• **Stated goal**: The lines from the top of the material below through the line containing "t in y_ticks]" are to be printed exactly, with pictures omitted.

• **Data section**:
================

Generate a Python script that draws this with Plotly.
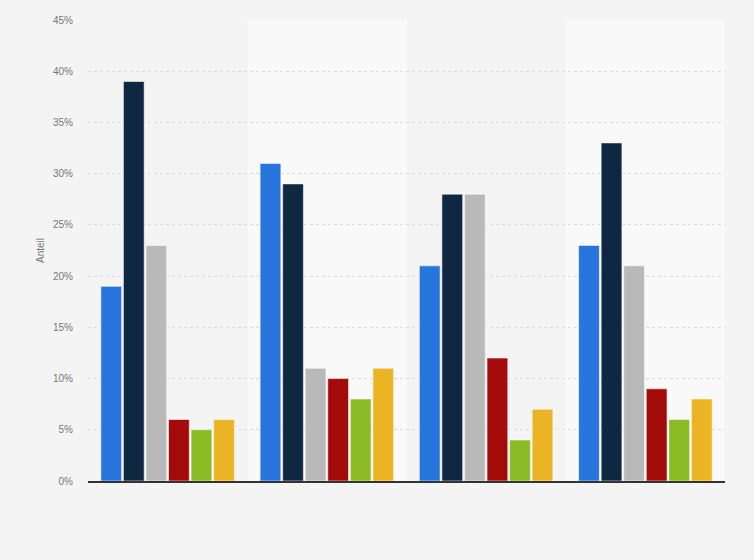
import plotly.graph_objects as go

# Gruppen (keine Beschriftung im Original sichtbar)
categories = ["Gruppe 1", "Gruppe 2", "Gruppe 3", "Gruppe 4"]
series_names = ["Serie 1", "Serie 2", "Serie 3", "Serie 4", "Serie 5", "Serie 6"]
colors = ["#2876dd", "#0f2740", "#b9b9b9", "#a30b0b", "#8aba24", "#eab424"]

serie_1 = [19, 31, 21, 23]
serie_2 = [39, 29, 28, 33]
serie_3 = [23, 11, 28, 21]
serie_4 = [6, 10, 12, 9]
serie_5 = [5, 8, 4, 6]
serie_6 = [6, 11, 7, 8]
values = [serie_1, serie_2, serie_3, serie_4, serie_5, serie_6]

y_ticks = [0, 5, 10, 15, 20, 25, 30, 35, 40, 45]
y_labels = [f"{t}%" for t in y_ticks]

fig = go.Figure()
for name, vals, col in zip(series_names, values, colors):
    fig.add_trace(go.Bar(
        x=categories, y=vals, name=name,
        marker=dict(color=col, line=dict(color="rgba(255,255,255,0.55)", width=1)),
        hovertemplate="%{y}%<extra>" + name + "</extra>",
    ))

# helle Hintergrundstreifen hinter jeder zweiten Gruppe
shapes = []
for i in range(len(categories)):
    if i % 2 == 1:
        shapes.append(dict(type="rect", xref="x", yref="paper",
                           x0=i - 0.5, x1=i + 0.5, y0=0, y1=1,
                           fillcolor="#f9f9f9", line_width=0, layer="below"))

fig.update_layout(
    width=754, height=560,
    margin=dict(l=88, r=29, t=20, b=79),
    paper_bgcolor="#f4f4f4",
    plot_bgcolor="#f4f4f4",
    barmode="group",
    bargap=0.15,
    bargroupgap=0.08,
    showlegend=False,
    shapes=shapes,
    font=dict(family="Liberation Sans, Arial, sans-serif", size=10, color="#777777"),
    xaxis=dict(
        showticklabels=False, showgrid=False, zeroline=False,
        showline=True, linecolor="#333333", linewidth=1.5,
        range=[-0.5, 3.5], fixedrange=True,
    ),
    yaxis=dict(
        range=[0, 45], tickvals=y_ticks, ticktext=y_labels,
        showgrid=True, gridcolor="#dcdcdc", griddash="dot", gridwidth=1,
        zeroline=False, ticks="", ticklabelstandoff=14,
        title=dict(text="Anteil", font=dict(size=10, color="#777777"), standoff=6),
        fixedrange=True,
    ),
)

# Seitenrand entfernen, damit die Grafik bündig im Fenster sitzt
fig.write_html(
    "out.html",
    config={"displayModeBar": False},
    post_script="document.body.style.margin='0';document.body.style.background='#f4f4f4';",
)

================

• **Solution to the problem**:
Generate a Python script that draws this with Plotly.
import plotly.graph_objects as go

# Gruppen (keine Beschriftung im Original sichtbar)
categories = ["Gruppe 1", "Gruppe 2", "Gruppe 3", "Gruppe 4"]
series_names = ["Serie 1", "Serie 2", "Serie 3", "Serie 4", "Serie 5", "Serie 6"]
colors = ["#2876dd", "#0f2740", "#b9b9b9", "#a30b0b", "#8aba24", "#eab424"]

serie_1 = [19, 31, 21, 23]
serie_2 = [39, 29, 28, 33]
serie_3 = [23, 11, 28, 21]
serie_4 = [6, 10, 12, 9]
serie_5 = [5, 8, 4, 6]
serie_6 = [6, 11, 7, 8]
values = [serie_1, serie_2, serie_3, serie_4, serie_5, serie_6]

y_ticks = [0, 5, 10, 15, 20, 25, 30, 35, 40, 45]
y_labels = [f"{t}%" for t in y_ticks]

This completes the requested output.